Things You'll Need
- Parchment paper
- Cookie sheet
- Large mixing bowl
- Wooden spoon
- 3 cups whole wheat flour plus more for surface dusting
- 2 cups old-fashioned oats
- 1/4 cup wheat germ
- 1/4 cup nonfat dry milk powder
- 1/2 tsp. garlic powder
- 1 large egg
- 1/2 cup peanut butter
- Rolling pin
- 3-inch bone-shaped cookie cutter
Instructions
Preheat the oven to 275 degrees F and lower the top rack to the lower third of the oven. Cut a piece of parchment paper to fit the bottom of a cookie sheet.
Combine 3 cups whole-wheat flour, 2 cups old-fashioned oats, 1/4 cup wheat germ and 1/4 cup nonfat powdered milk in a large mixing bowl with a wooden spoon. Add 1/2 tsp. garlic powder to the dry mixture.
Blend 1 large egg, 1 1/4 cups of water and 1/2 cup creamy peanut butter in a blender or food processor until smooth. Add the wet mixture to the mixing bowl with the dry combination and stir until completely combined.
Sprinkle your work surface with flour and roll the mixture to a 1/2-inch thickness with a rolling pin. Dip a 3-inch bone-shaped cookie cutter into flour and press over the rolled-out mixture. Place the bone-shaped mixture onto the lined cookie sheet.
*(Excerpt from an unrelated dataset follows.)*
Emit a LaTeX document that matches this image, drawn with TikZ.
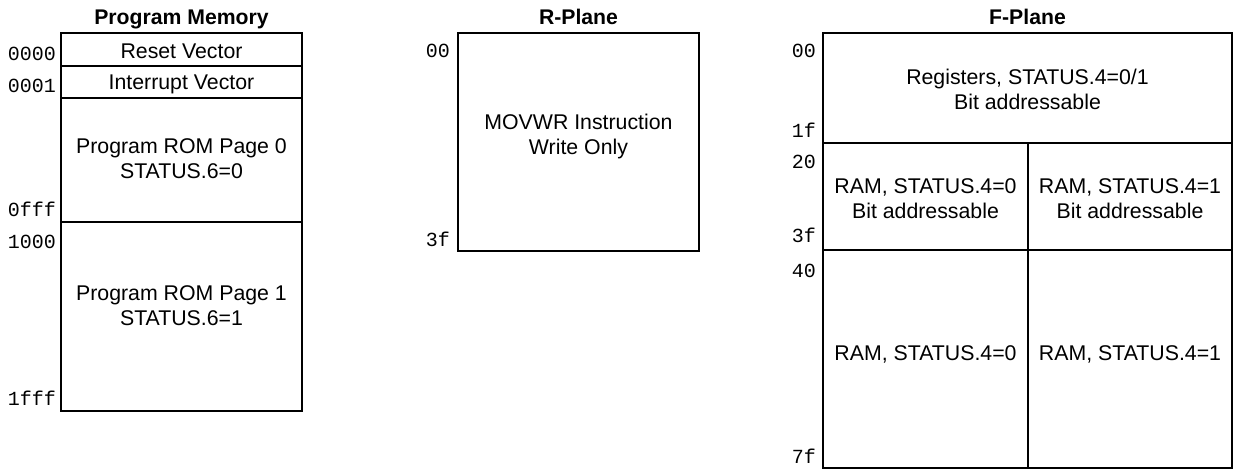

Bunch up the scrap dough, reroll and press more bone-shaped biscuits. Bake the dough at 275 degrees F for 90 minutes, or up to three hours for drier biscuits.
Store the biscuits in an airtight container, but leave the lid propped a bit for three days to ensure that the dog biscuits are completely dried out.